Slinging Ink Dynamic Half-Block Class

Master printer Amos Paul Kennedy, Jr. came to Colorado College from Detroit in January to teach the Dynamic Half-Block class, Slinging Ink. Kennedy was no stranger to The Press at CC, having taught there two years earlier. Thanks to a revival of letterpress printing in education, Kennedy teaches all over the country. He says The Press at CC is special.

“I think that this is a wonderful press, and it’s a well-equipped facility,” he says. “This form of printing was basically the only way that books and any distributed information was put out to the world until the early 1920s. You had armies of people employed to make this happen.”

The Half-Block afforded him three hours per day over nine days to acquaint students with The Press at CC and teach them to make zines. Historically, zines were printed and distributed as a grassroots way of sharing ideas, particularly on political or social topics that weren’t well covered by mainstream media. As part of their research, the class visited Special Collections to view a collection of zines.

Of the 11 students in the class, from all majors and disciplines, only two were familiar with letterpress printing. About two thirds of their class time was spent in the process of printing, providing valuable hands-on experience.

“It is the doing that I’m encouraging people to undertake. Because as you do, you learn,” Kennedy says.
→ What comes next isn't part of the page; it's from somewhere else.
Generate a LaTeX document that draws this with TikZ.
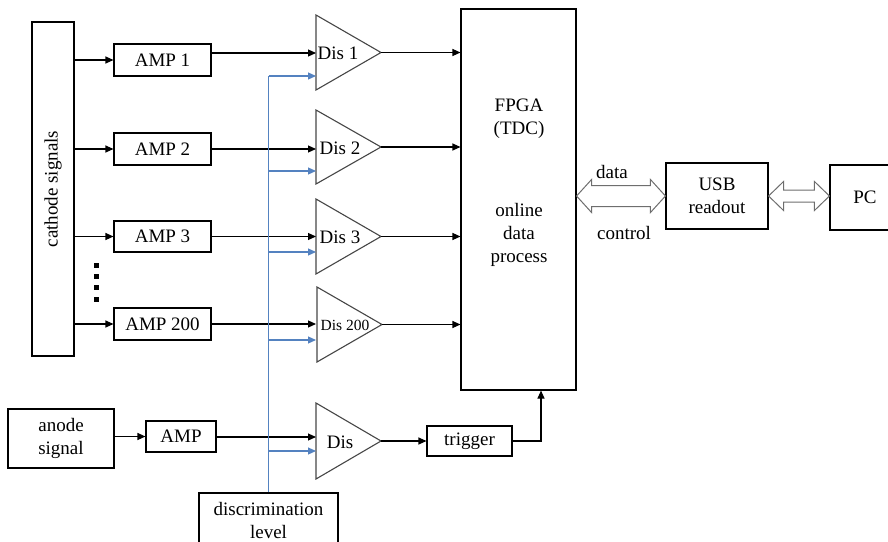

He recalls coming to the art and craft of printing at age 40 after working as a computer programmer.

“I’m enjoying the heck out of printing. The things that I make ... some of that joy is infused in it. And so for the person who gets it, it’s released to that person, or it ignites a certain joy in them,” he explains.

He says that joy is transmitted even when the print is a somber one like his gift to Half-Block students — a zine commemorating the 100th anniversary of the Red Summer of 1919, during which racial riots initiated by whites against blacks occurred in dozens of cities across the U.S., claiming the lives of nearly 200 people.

Ultimately, each student created a zine that will be exhibited at the Colorado Springs Fine Arts Center at Colorado College from Feb. 2 to April 7.